The 15 day long tea plantation strike – the longest in recent history – is supposed to have come to an end.
It has involved a large part of the 400,000 strong work-force. The action started with go-slows (which spread to the rubber plantation workers as well) and ‘sing-alongs’ – another device to slow down the work! Many of the strikers have been involved in mass demonstrations, where effigies of their so-called leaders have been burned. “The plantation volcano has erupted!” declared one newspaper.
Solidarity demonstration at Fort railway station
The main organisations who claim to ‘represent’ the workers are the Ceylon Workers’ Congress (CWC), the Up-Country People’s Front (UPF) (both of whose leaders are ministers in the present capitalist UPFA government) and the Lanka Jathika Estate Workers’ Union (LJEWU) which is linked to the capitalist opposition party – the United National Party. All three of them have agreed to call off the strike. The new collective agreement includes a basic salary of Rs 170 plus a share supplement of Rs 20 and an attendance incentive of rs70. This is only a Rs 70 increase compared with the earlier tea workers’ total daily salary of Rs 190. (This sum is just over $1 and less than £1!)
The majority of the workers were not happy with the union leaders’ compromise and some were still determined to continue the strike until they win their Rs 300 a day demand. The most significant development was that this strike emerged as a spontaneous strike coming from the grass root workers’ level, undermining the union leaders. This development is very important because union leaders usually have a strong grip on the tea plantation workers. They are Indian-origin Tamils and the union leaders also come from the same community. But they have a history of political opportunism and betrayal of the workers’ real needs.
One of Sri Lanka’s daily papers carried an editorial supporting the workers’ demand, probably to avoid the confrontation spreading to other sections of the working class. But it pointed out that the conditions in which this section of society live and work have not changed since the British colonial rulers left after the second world war. The ‘lines’ in which the workers live are little better than cattle sheds. There are no proper toilet or cooking facilities.

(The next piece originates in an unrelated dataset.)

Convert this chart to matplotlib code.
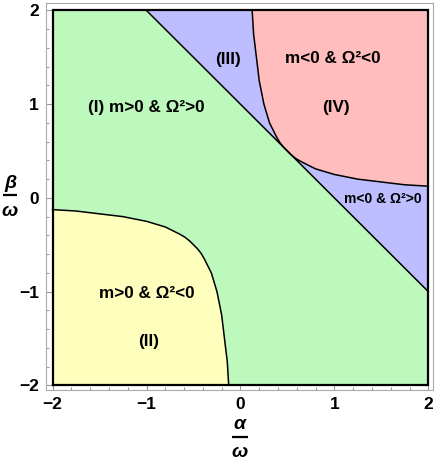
import matplotlib
matplotlib.use("Agg")
import matplotlib.pyplot as plt
from matplotlib.patches import Polygon
from matplotlib.lines import Line2D

plt.rcParams["font.family"] = ["Liberation Sans", "DejaVu Sans"]

# plotted range (alpha/omega, beta/omega)
ALPHA_RANGE = [-2.0, 2.0]
BETA_RANGE = [-2.0, 2.0]

# m = 0 line, end points
M0_ALPHA = [-1.0, 2.0]
M0_BETA = [2.0, -1.0]

# Omega^2 = 0 boundary, lower-left branch
LOW_ALPHA = [-2.0, -1.75, -1.5, -1.25, -1.1, -1.0, -0.9, -0.8, -0.72, -0.65,
             -0.59, -0.54, -0.5, -0.46, -0.42, -0.385, -0.35, -0.31, -0.28,
             -0.25, -0.23, -0.2, -0.17, -0.14, -0.125]
LOW_BETA = [-0.125, -0.14, -0.17, -0.2, -0.23, -0.25, -0.28, -0.31, -0.35,
            -0.385, -0.42, -0.46, -0.5, -0.54, -0.59, -0.65, -0.72, -0.8,
            -0.9, -1.0, -1.1, -1.25, -1.5, -1.75, -2.0]
# Omega^2 = 0 boundary, upper-right branch
UP_ALPHA = [0.125, 0.14, 0.17, 0.2, 0.23, 0.25, 0.28, 0.31, 0.35, 0.385,
            0.42, 0.46, 0.5, 0.54, 0.59, 0.65, 0.72, 0.8, 0.9, 1.0, 1.1,
            1.25, 1.5, 1.75, 2.0]
UP_BETA = [2.0, 1.75, 1.5, 1.25, 1.1, 1.0, 0.9, 0.8, 0.72, 0.65, 0.59,
           0.54, 0.5, 0.46, 0.42, 0.385, 0.35, 0.31, 0.28, 0.25, 0.23,
           0.2, 0.17, 0.14, 0.125]

GREEN, YELLOW, BLUE, RED = "#bdf8bd", "#ffffbd", "#bdbdff", "#ffbdbd"

W, H = 436, 461
fig = plt.figure(figsize=(W / 100, H / 100), dpi=100)
ax = fig.add_axes([46 / W, 1 - 390 / H, 387 / W, 387 / H])

a0, a1 = ALPHA_RANGE
b0, b1 = BETA_RANGE

# regions
ax.add_patch(Polygon([(a0, b0), (a1, b0), (a1, b1), (a0, b1)], closed=True,
                     facecolor=GREEN, edgecolor="none", zorder=1))
ax.add_patch(Polygon([(a0, b0)] + list(zip(LOW_ALPHA, LOW_BETA)), closed=True,
                     facecolor=YELLOW, edgecolor="none", zorder=2))
ax.add_patch(Polygon([(M0_ALPHA[0], M0_BETA[0]), (a1, b1), (M0_ALPHA[1], M0_BETA[1])],
                     closed=True, facecolor=BLUE, edgecolor="none", zorder=2))
ax.add_patch(Polygon(list(zip(UP_ALPHA, UP_BETA)) + [(a1, b1)], closed=True,
                     facecolor=RED, edgecolor="none", zorder=3))

# boundaries
lw = 1.1
ax.plot(M0_ALPHA, M0_BETA, color="black", lw=lw, zorder=4)
ax.plot(LOW_ALPHA, LOW_BETA, color="black", lw=lw, zorder=4)
ax.plot(UP_ALPHA, UP_BETA, color="black", lw=lw, zorder=4)
ax.plot([a0, a1, a1, a0, a0], [b0, b0, b1, b1, b0], color="black", lw=1.6,
        zorder=4, solid_joinstyle="miter")

# labels
big = dict(fontsize=12.3, fontweight="bold", ha="center", va="center", zorder=5)
ax.text(-1.0, 0.97, "(I) m>0 & Ω²>0", **big)
ax.text(-1.0, -1.02, "m>0 & Ω²<0", **big)
ax.text(-0.98, -1.53, "(II)", **big)
ax.text(-0.13, 1.48, "(III)", **big)
ax.text(0.98, 1.49, "m<0 & Ω²<0", **big)
ax.text(1.02, 0.97, "(IV)", **big)
ax.text(1.52, -0.01, "m<0 & Ω²>0", fontsize=10, fontweight="bold",
        ha="center", va="center", zorder=5)

ax.set_xlim(-2.07, 2.05)
ax.set_ylim(-2.05, 2.08)
ax.set_xticks([-2, -1, 0, 1, 2])
ax.set_yticks([-2, -1, 0, 1, 2])
ax.set_xticklabels(["\u22122", "\u22121", "0", "1", "2"])
ax.set_yticklabels(["\u22122", "\u22121", "0", "1", "2"])
ax.set_xticks([x / 5 for x in range(-10, 11)], minor=True)
ax.set_yticks([x / 5 for x in range(-10, 11)], minor=True)
ax.tick_params(which="both", direction="in", color="#999999", width=0.8,
               labelsize=12.5)
ax.tick_params(which="major", length=4, pad=5)
ax.tick_params(which="minor", length=2)
for lab in ax.get_xticklabels() + ax.get_yticklabels():
    lab.set_fontweight("bold")
for sp in ax.spines.values():
    sp.set_color("#aaaaaa")
    sp.set_linewidth(0.8)


# axis labels drawn as stacked fractions
def frac_label(cx, top_y, bar_y, bot_y, num, half_w):
    kw = dict(fontsize=14, fontweight="bold", fontstyle="italic",
              ha="center", va="center")
    fig.text(cx / W, 1 - top_y / H, num, **kw)
    fig.text(cx / W, 1 - bot_y / H, "ω", **kw)
    fig.add_artist(Line2D([(cx - half_w) / W, (cx + half_w) / W],
                          [1 - bar_y / H, 1 - bar_y / H],
                          color="black", lw=1.6, solid_capstyle="butt"))


frac_label(240, 424, 436.5, 452, "α", 8)
frac_label(10, 183, 195, 211, "β", 7)

fig.savefig("out.png", dpi=100)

In order to earn the tiny sums paid to the mostly female tea pluckers, they must go out in all weathers and whether they are fit or not. Pregnant women must work virtually until they give birth, and get no pay while ‘confined’ or ill. Many of the workers have had little or no education and remain illiterate. They have no chance to get other jobs in the area where they live and many young people are forced to go abroad to the Middle East to have any chance of employment.
Those union leaders who betrayed the original demand of the tea workers in a statement issued by the Employers’ Federation of Ceylon said the CWE and LJEWE agreed to a Rs 260 daily wage rise and had signed a collective agreement with the employers in front of president Mahinda Rajapakse. The UPF president, minister Chandra Sekaran, told a press conference he was not 100% satisfied with the Rs.260 rise but decided to call off the strike action after a discussion with president Rajapakse last evening.
It is very clear that the present capitalist government and the bosses and the government-supporting unions have betrayed the tea plantation workers’ strike. The United Socialist Party has distributed thousands of leaflets among the workers. It talks of the vast majority of the workers being Tamils of Indian origin who are economically and socially the most marginalised section of Sri Lankan workers. Other unions in the country, we said, should come out in solidarity action in support of the tea plantation workers’ strike. Unfortunately most of these union leaders are silent regarding the plantation workers strike and blindly supporting Mahinda Rajapakse government for their war plans against the Tamil-speaking peoples in the North and East presently.
Solidarity demonstration at Fort railway station
With the rising cost of living in the country and inflation going up from 8.1% in January of this year to 19.8% by December, it is more than justified for the poorest section of the Sri Lankan working class to fight for a salary increase from Rs.190 to Rs300. The opportunistic union leaders who are supporting the government do not care about the problems of the living standards of their own workers. That is why, for the first time in the history, the tea plantation workers have come out for their own demands, ignoring the so-called union leaders. We call for all unions not to isolate the tea workers’ struggle to live at the time of their critically important movement.
With poverty, subsistence wages to live on, these workers have nothing to fall back on. They urgently need help in the form of collections amongst workers in factories, offices and other work-places. The United Socialist Party has been arguing for this and for solidarity strike action starting with a one hour stoppage and building up to a 24 hour general strike. The plantation bosses are making huge profits from what is the island’s biggest export earner and their earnings are at a record level of Rs. 75bn. They say they have lost more than one billion rupees through the strike and make the usual complaints about going bankrupt and losing out to competition from India and elsewhere. But the workers’ movement must match the courage and determination of these workers. As Siritunga Jayasuriya said at a protest and solidarity picket held in Colombo last week – 13 December – “If the bosses are not prepared to pay these very modest sums that the workers are asking for, the industry should be taken back into public ownership with the workers running it under their control!”